5 Burning Questions with Mathangi Subramanian

As well as feature our future readers, we also wanted to check in with folks who have read for us over the last 5 years. Mathangi Subramanian read for us in 2019 – read what she has been up to below!

What have you been up to since reading with us at Writers & Words? How has the writing been going?

Writing has been hard, but I did start dabbling in dystopian fiction, which was fun. I’m not sure if it’ll ever see the light of day, but imagining a world even worse than this one is making me grateful for my day to day. I also just completed an online course on supporting parents experiencing pregnancy and infant loss, which I hoped would help me become an abortion doula, but that plan – like so many others – is now on hold indefinitely. Other than that, I have mostly been homeschooling my preschooler and eating my husband’s delicious home cooking.

What are you working on right now (writing or otherwise (nothing is a valid answer as well))?

 I’m writing a memoir about pregnancy loss, adoption, immigration, caste, and motherhood. I’m also spending a lot of time painting and crafting with my four-year-old, and now consider myself fluent in the elusive language of popsicle sticks and Elmer’s Glue. I used to be a teacher, so designing creative homeschooling lessons has also been a really rewarding outlet for me.

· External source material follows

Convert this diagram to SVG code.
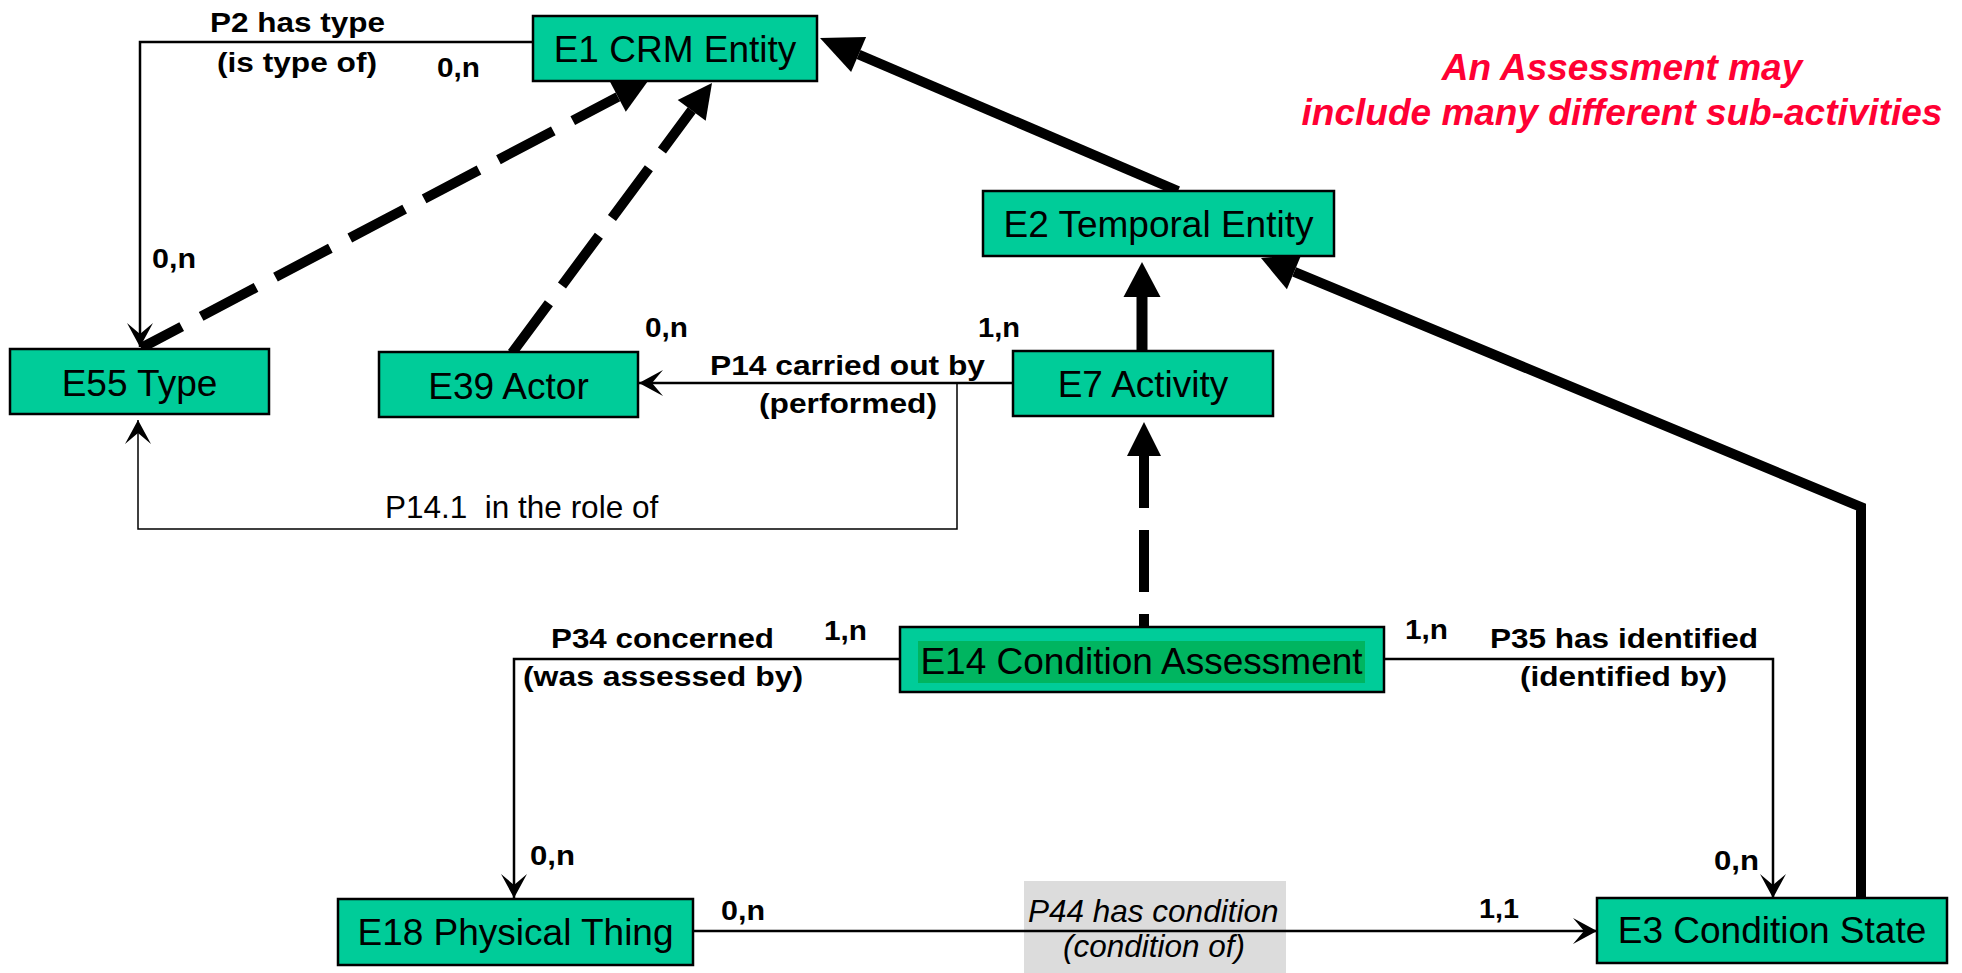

I’m lucky my daughter doesn’t mind being a guinea pig!

What has been your favorite Quarantine Read thus far?

It’s a tie between Future Home of the Living God by Louise Erdrich and With the Fire on High by Elizabeth Acevedo.

How would you describe the writing community where you live in just a few words?

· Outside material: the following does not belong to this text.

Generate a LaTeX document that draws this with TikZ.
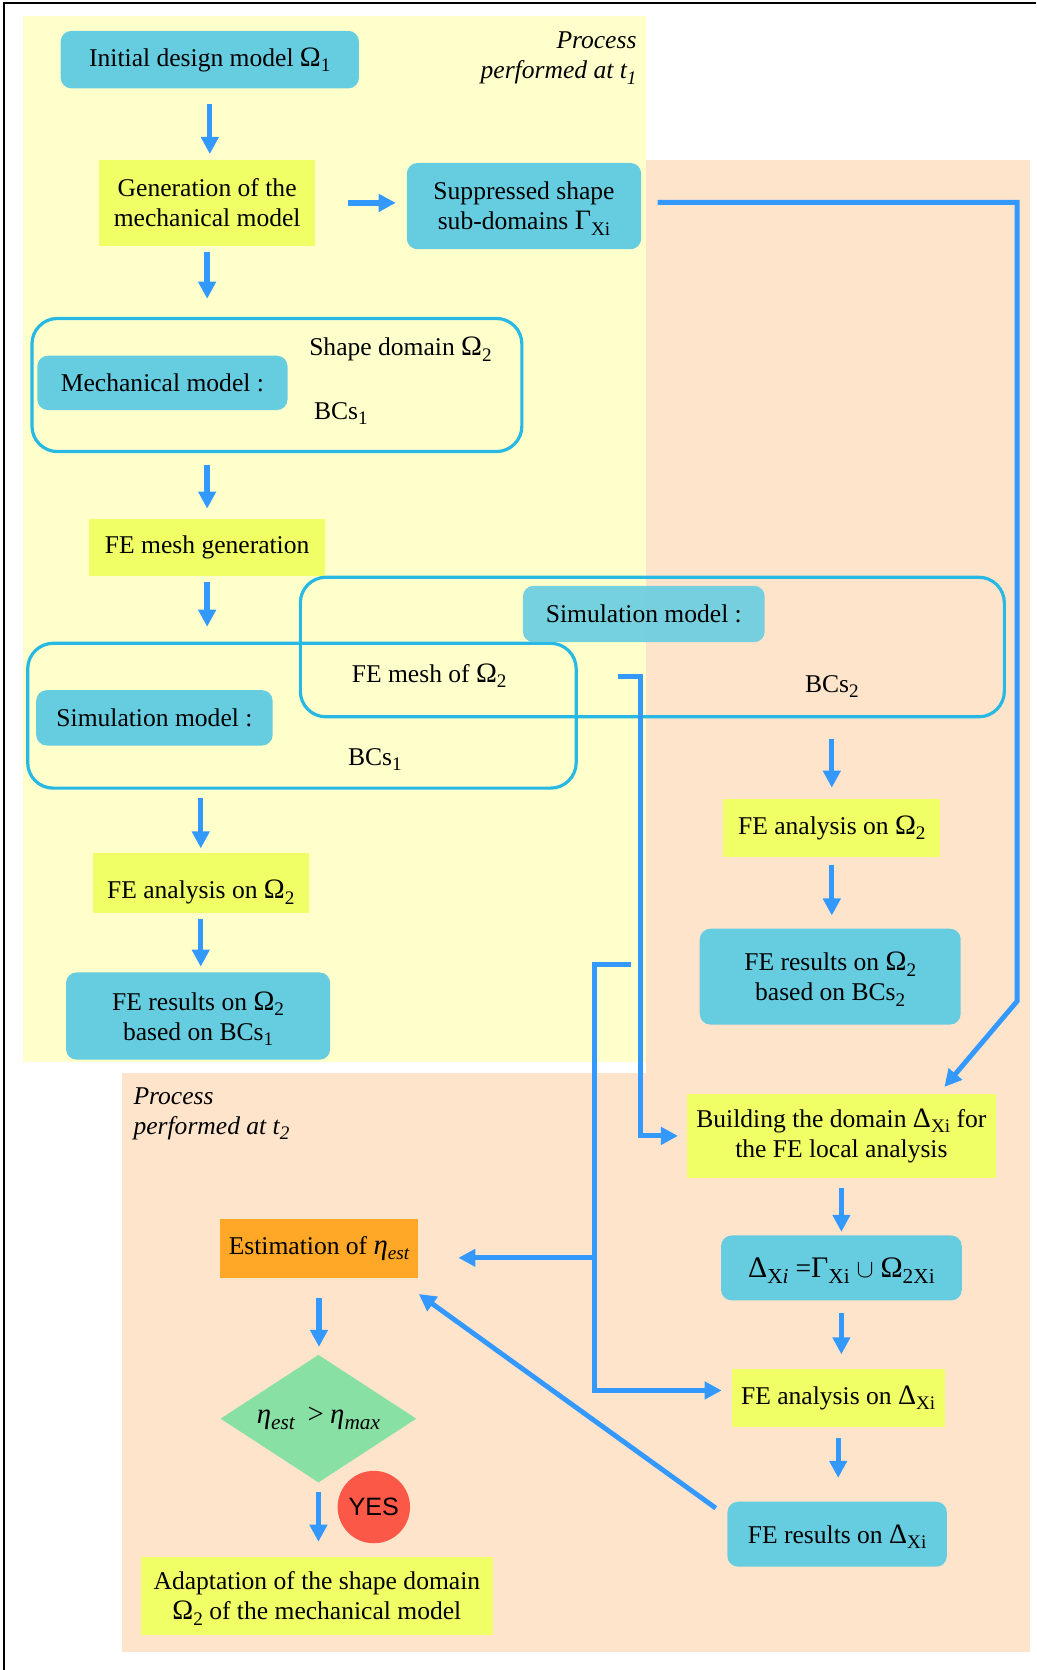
\documentclass[tikz,border=0pt]{standalone}
\usepackage{fontspec}
\setmainfont{Liberation Serif}
\newfontfamily\yesfont{Liberation Sans}
\usetikzlibrary{arrows.meta,shapes.geometric,calc}

\definecolor{paleyellow}{RGB}{255,255,204}
\definecolor{peach}{RGB}{255,228,204}
\definecolor{boxyellow}{RGB}{240,255,102}
\definecolor{boxcyan}{RGB}{102,205,225}
\definecolor{framecyan}{RGB}{40,184,228}
\definecolor{flowblue}{RGB}{51,153,255}
\definecolor{boxorange}{RGB}{255,167,38}
\definecolor{boxgreen}{RGB}{136,224,164}
\definecolor{yesred}{RGB}{252,88,72}

% index set slightly below the baseline (no effect on the line depth)
\newcommand{\lowsub}[1]{\raisebox{-0.45ex}[0pt][0pt]{\fontsize{9}{9}\selectfont #1}}
% upright capital Greek letters, a little larger than the text
\newcommand{\gOm}{{\fontsize{13.2}{14}\selectfont Ω}}
\newcommand{\gDe}{{\fontsize{13.2}{14}\selectfont Δ}}
\newcommand{\gGa}{{\fontsize{13.2}{14}\selectfont Γ}}
\newcommand{\gEta}{{\fontsize{13.5}{14}\selectfont\itshape η}}

\begin{document}
\begin{tikzpicture}[x=0.5pt,y=-0.5pt,
  every node/.style={font=\fontsize{12}{14}\selectfont, text=black},
  cyanbox/.style={fill=boxcyan, rounded corners=5pt, align=center, inner sep=0pt},
  yellowbox/.style={fill=boxyellow, align=center, inner sep=0pt},
  holder/.style={draw=framecyan, line width=1.5pt, rounded corners=12pt, inner sep=0pt},
  plain/.style={inner sep=0pt},
  titletext/.style={inner sep=0pt, font=\itshape\fontsize{12}{14}\selectfont},
  tip/.style={-{Triangle[width=8pt,length=8pt]}},
  arr/.style={draw=flowblue, line width=2.5pt, tip},
  conn/.style={draw=flowblue, line width=2.3pt},
]
\useasboundingbox (0,0) rectangle (973,1568);

% background panels for the two stages
\fill[paleyellow] (22,15) rectangle (607,997);
\fill[peach] (607,150) rectangle (967,1007);
\fill[peach] (115,1007) rectangle (967,1551);
\draw[line width=1pt] (4,1568) -- (4,3) -- (973,3);

% stage titles
\node[titletext, anchor=base east] (t1a) at (598,46) {Process};
\node[titletext, anchor=base east] (t1b) at (598,74) {performed at t\lowsub{\itshape 1}};
\node[titletext, anchor=base west] (t2a) at (125,1037) {Process};
\node[titletext, anchor=base west] (t2b) at (125,1065) {performed at t\lowsub{\itshape 2}};

% first stage
\node[cyanbox, minimum width=140pt, minimum height=27pt] (init) at (197,56) {Initial design model \gOm\lowsub{1}};
\node[yellowbox, minimum width=101.5pt, minimum height=40.5pt] (gen) at (194.5,190.5) {Generation of the\\mechanical model};
\node[cyanbox, minimum width=110pt, minimum height=40.5pt] (supp) at (492,193.5) {Suppressed shape\\sub-domains \gGa\lowsub{Xi}};

\node[holder, minimum width=230pt, minimum height=62.5pt] (mech) at (260,361.5) {};
\node[cyanbox, minimum width=117.5pt, minimum height=25.5pt] (mechlbl) at (152.5,359.5) {Mechanical model :};
\node[plain] (shape) at (376,328) {Shape domain \gOm\lowsub{2}};
\node[plain] (bcsa) at (320,386) {BCs\lowsub{1}};

\node[yellowbox, minimum width=110.5pt, minimum height=27pt] (mesh) at (194.5,514) {FE mesh generation};

\node[holder, minimum width=330.5pt, minimum height=65.5pt] (simR) at (612.5,607.5) {};
\node[holder, minimum width=257.5pt, minimum height=68pt] (simL) at (283.5,672) {};
\node[cyanbox, fill opacity=0.9, text opacity=1, minimum width=113.5pt, minimum height=26.5pt] (simRlbl) at (604.5,576.5) {Simulation model :};
\node[cyanbox, minimum width=111pt, minimum height=26pt] (simLlbl) at (145,674) {Simulation model :};
\node[plain] (meshof) at (403,632) {FE mesh of \gOm\lowsub{2}};
\node[plain] (bcsR) at (781,642) {BCs\lowsub{2}};
\node[plain] (bcsL) at (352,711) {BCs\lowsub{1}};

\node[yellowbox, minimum width=102pt, minimum height=27.5pt] (anaR) at (781,777.5) {FE analysis on \gOm\lowsub{2}};
\node[cyanbox, minimum width=122.5pt, minimum height=45pt] (resR) at (779.5,917) {FE results on \gOm\lowsub{2}\\based on BCs\lowsub{2}};
\node[yellowbox, minimum width=101.5pt, minimum height=28pt] (anaL) at (188.5,829) {\raisebox{-4.5pt}[9pt][3pt]{FE analysis on \gOm\lowsub{2}}};
\node[cyanbox, minimum width=124pt, minimum height=41pt] (resL) at (186,954) {FE results on \gOm\lowsub{2}\\based on BCs\lowsub{1}};

% second stage
\node[yellowbox, minimum width=145pt, minimum height=39.5pt] (build) at (790,1066.5) {Building the domain \gDe\lowsub{Xi} for\\the FE local analysis};
\node[cyanbox, minimum width=113pt, minimum height=30.5pt, font=\fontsize{13}{15}\selectfont] (union) at (790,1190.5) {{\fontsize{14}{15}\selectfont Δ}\lowsub{\fontsize{10}{10}\selectfont X\textit{i}} ={\fontsize{14}{15}\selectfont Γ}\lowsub{\fontsize{10}{10}\selectfont Xi} $\cup$ {\fontsize{14}{15}\selectfont Ω}\lowsub{\fontsize{10}{10}\selectfont 2Xi}};
\node[yellowbox, minimum width=100pt, minimum height=27.5pt] (anaX) at (787,1312.5) {FE analysis on \gDe\lowsub{Xi}};
\node[cyanbox, minimum width=103pt, minimum height=30.5pt] (resX) at (786,1440.5) {FE results on \gDe\lowsub{Xi}};

\node[fill=boxorange, inner sep=0pt, minimum width=92.5pt, minimum height=27.5pt] (est) at (299.5,1172.5) {Estimation of \gEta\lowsub{\itshape est}};
\node[diamond, fill=boxgreen, aspect=1.53, inner sep=0pt, minimum width=92pt, minimum height=60pt] (test) at (299,1332) {\gEta\lowsub{\fontsize{10}{10}\selectfont\itshape est}\hspace{3pt} {\fontsize{13.5}{14}\selectfont >} \gEta\lowsub{\fontsize{10}{10}\selectfont\itshape max}\hspace{2pt}};
\node[circle, fill=yesred, inner sep=0pt, minimum size=34pt, font=\yesfont\fontsize{11.8}{13}\selectfont] (yes) at (351,1415) {YES};
\node[yellowbox, minimum width=165.5pt, minimum height=36.5pt] (adapt) at (297.5,1498.5) {Adaptation of the shape domain\\\gOm\lowsub{2} of the mechanical model};

% straight flow arrows
\draw[arr, shorten <=7pt, shorten >=2.5pt] (init.south) -- (init.south |- gen.north);
\draw[arr, shorten <=15pt, shorten >=5pt] (gen.east) -- (gen.east -| supp.west);
\draw[arr, shorten <=2.5pt, shorten >=8.5pt] (gen.south) -- (gen.south |- mech.north);
\draw[arr, shorten <=5.5pt, shorten >=4.5pt] (mech.south -| mesh.north) -- (mesh.north);
\draw[arr, shorten <=2.5pt, shorten >=7pt] (mesh.south) -- (mesh.south |- simL.north);
\draw[arr, shorten <=4pt, shorten >=2pt] (anaL.north |- simL.south) -- (anaL.north);
\draw[arr, shorten <=2.5pt, shorten >=2.5pt] (anaL.south) -- (anaL.south |- resL.north);
\draw[arr, shorten <=9.5pt, shorten >=5pt] (anaR.north |- simR.south) -- (anaR.north);
\draw[arr, shorten <=3.5pt, shorten >=6pt] (anaR.south) -- (anaR.south |- resR.north);
\draw[arr, shorten <=4.5pt, shorten >=1.5pt] (build.south) -- (build.south |- union.north);
\draw[arr, shorten <=5.5pt, shorten >=6.5pt] (union.south) -- (union.south |- anaX.north);
\draw[arr, shorten <=5pt, shorten >=11pt] (anaX.south) -- (anaX.south |- resX.north);
\draw[arr, shorten <=9pt, shorten >=3.5pt] (est.south) -- (est.south |- test.north);
\draw[arr, shorten <=4pt, shorten >=7pt] (test.south) -- (test.south |- adapt.north);

% long routed connectors
\coordinate (rtop) at (955,190);
\coordinate (rbend) at (955,940);
\draw[conn, tip, shorten <=7.5pt, shorten >=4pt] (supp.east |- rtop) -- (rtop) -- (rbend) -- ($(build.north)!0.63!(build.north east)$);

\coordinate (mstart) at (580,635);
\coordinate (mbend) at (601,635);
\draw[conn, tip, shorten >=4pt] (mstart) -- (mbend) |- (build.west);

\coordinate (kstart) at (592,906);
\coordinate (kbend) at (558,906);
\coordinate (kfork) at (558,1181);
\draw[conn, tip, shorten >=4.5pt] (kstart) -- (kbend) |- ([yshift=3.5pt]anaX.west);
\draw[conn, tip, shorten >=19pt] (kfork) -- (kfork -| est.east);

\draw[conn, tip, shorten <=6.5pt, shorten >=0.5pt] ([yshift=-7pt]resX.north west) -- ([yshift=-7pt]est.south east);
\end{tikzpicture}
\end{document}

 Diverse, dispersed, and very kind.

What would be a few words of advice you would give someone wanting to get into any writing community?

Put yourself out there. I’m building a community in a new place right now, and am constantly reaching out to authors being like, “Hi, you don’t know me, but we both write! Wanna hang out?” I’ve made some great friends that way. I’ve also been ignored, but it’s fine – I figure my approach basically filters out everyone except the kindest, so I’m sticking with my system.

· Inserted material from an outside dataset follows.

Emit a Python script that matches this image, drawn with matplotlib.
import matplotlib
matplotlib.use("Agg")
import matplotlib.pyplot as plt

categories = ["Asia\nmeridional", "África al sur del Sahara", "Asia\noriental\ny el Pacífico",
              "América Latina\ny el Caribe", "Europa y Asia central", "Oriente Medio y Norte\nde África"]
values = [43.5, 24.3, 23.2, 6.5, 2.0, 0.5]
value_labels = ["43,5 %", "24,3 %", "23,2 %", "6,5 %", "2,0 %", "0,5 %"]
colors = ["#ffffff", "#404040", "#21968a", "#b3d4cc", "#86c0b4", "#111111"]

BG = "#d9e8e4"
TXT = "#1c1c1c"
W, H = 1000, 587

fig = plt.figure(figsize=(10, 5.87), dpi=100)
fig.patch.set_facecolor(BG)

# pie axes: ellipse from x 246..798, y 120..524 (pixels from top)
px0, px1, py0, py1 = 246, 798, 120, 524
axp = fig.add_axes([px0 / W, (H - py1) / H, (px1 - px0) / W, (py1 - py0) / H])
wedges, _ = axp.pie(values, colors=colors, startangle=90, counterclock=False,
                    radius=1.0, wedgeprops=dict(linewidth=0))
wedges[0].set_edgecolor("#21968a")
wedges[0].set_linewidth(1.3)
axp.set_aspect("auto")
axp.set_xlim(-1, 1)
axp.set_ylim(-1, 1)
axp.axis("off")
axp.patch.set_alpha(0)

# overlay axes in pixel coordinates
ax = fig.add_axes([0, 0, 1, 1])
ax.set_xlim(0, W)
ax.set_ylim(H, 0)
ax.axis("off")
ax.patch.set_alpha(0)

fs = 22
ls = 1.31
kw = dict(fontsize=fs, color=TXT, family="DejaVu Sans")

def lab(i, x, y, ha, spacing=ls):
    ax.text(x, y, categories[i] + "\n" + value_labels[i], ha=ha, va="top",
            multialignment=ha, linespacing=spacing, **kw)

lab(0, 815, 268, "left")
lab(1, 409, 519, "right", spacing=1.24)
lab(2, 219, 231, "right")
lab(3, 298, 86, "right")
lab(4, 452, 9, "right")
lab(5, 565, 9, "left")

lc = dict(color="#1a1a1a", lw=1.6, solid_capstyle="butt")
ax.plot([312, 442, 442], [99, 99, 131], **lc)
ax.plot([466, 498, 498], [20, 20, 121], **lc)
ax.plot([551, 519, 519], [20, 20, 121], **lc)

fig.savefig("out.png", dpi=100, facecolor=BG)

Bonus question: What level of quarantine are you at? 1) relaxing with a book,  2) the dog clears her throat too loudly,  3) hot dog fries, 4) THE PRINTER IS BROKEN I DON’T NEED A PRINTER, 5) I am one with the Force and the Force is with me.

#3.5 : Milano cookies all day every day


Mathangi Subramanian is an Indian American writer and educator based in San Jose, California. Her latest novel, A People’s History of Heaven, was longlisted for the PEN/Faulkner Award and the Center for Fiction First Novel Prize, and is a finalist for a Lambda Literary Award. Her middle grades novel Dear Mrs. Naidu won the South Asia Book Award. Her writing has appeared in The Washington Post, Ms. Magazine, Zora Magazine, and Al Jazeera America, among others. She holds a doctorate in education from Columbia Teachers College and is a former Fulbright-Nehru fellow.